Bauer and his representatives plan to deny the charges, stating that everything was consensual, and that the woman asked for “rough” sexual encounters with him. Additionally, his representatives stated that the woman spent the night each time and continued to message Bauer with “friendly and flirtatious” banter. Bauer’s representatives did provide screenshots of text messages between the two parties where they appear to discuss erotic asphyxiation. Regardless, the woman decided that she was not comfortable with what happened between the two and did not consent to the physical abuse that transpired. These are serious allegations and Bauer could potentially face both criminal charges and discipline from Major League Baseball.

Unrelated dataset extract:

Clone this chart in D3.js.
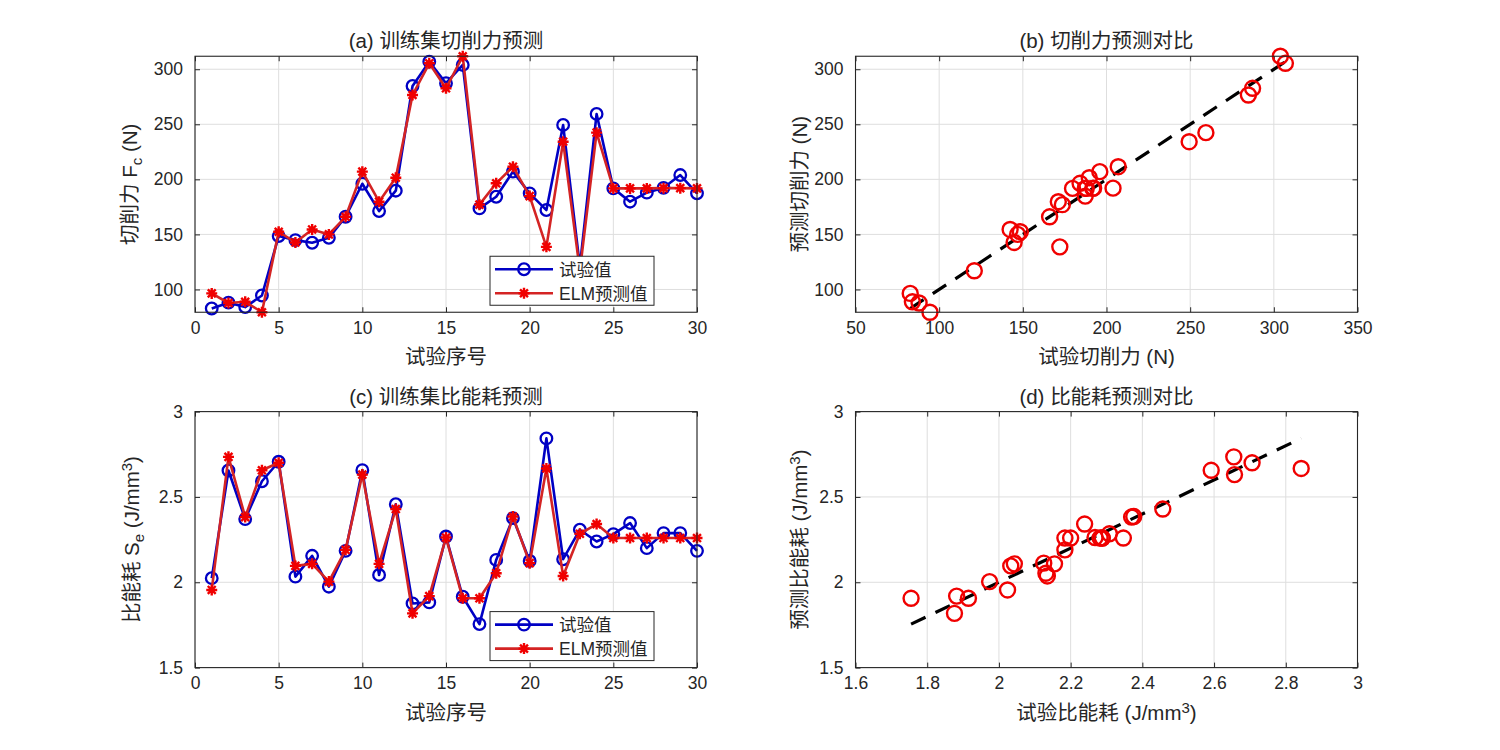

This isn’t the first time that Bauer has been accused of harassing women, even if this is a first of physical abuse. Before the Dodgers signed the pitcher, his character came into question due to this questionable online behavior in years prior. Bauer, who is one of the most active MLB players on social media, was accused of harassing a female college student in 2019. The woman tweeted that Bauer was her least favorite person in sports and Bauer proceeded to tweet at her continuously and aggressively both directly at her and speaking with others about her. This prompted followers of Bauer to join in on the harassment and the woman ended up temporarily deleting her account due to the spamming of messages and tweets. Bauer put the blame on the woman for starting the issue and kept fueling the fire by responding to people for his large following to see. Bauer used his platform to harass and bully this woman and this should have been a larger sign for teams and baseball.
There is no place in the world and within sports for this kind of harassment and it has now escalated into something extremely serious with the new assault allegations charged against Bauer. Even before the investigation concludes, the MLB should declare Bauer ineligible to play and if found guilty of any charges, should be banned from ever playing baseball again. Additionally, if charged, the Dodgers should immediately release Bauer. This should be a no tolerance policy for all teams and may be a wake-up call for anyone going forward that may even think about abusing another.
Bauer is not alone in this as baseball has seen many of its athletes and staff both charged and suspended for assault and harassment. Braves outfielder Marcell Ozuna was arrested in May 2021 for a domestic violence incident in Atlanta. Pitcher Sam Dyson was suspended for the entire 2021 season after being accused of domestic assault. Former pitcher Roberto Osuna was suspended 75 games in 2018 for his assault charges and was brought back to the league by the Houston Astros in 2019. The charges did end up being dropped against Osuna but the serious nature of the issue remains. Former Mets manager Mickey Callaway was placed on the MLB ineligible list through the 2022 season following a lengthy sexual harassment investigation in which Callaway exhibited lewd behavior to multiple woman employed within the Mets organization. The list keeps going on and on yet despite the penalties dropped by the MLB, players and staff continue to engage in this outrageous behavior at high rates.
Every one of these charges are too serious to be ignored or to just have the MLB put a slap on the wrist with a suspension. The MLB needs to act swiftly and decisively with every accusation that comes forth. Often, when there is smoke there is fire and each person being accused has the right to tell their side of the story and let the legal system play out. However, no matter the outcome of the accusations, there are far too many incidents occurring. The MLB needs to look at themselves in a mirror and come up with a plan to attempt to stop this systematic series of abuse. Whether that is sensitivity training for players and staff or a no-nonsense policy for anyone charged, the time for change is now and it is up to the MLB to step up and do what is right.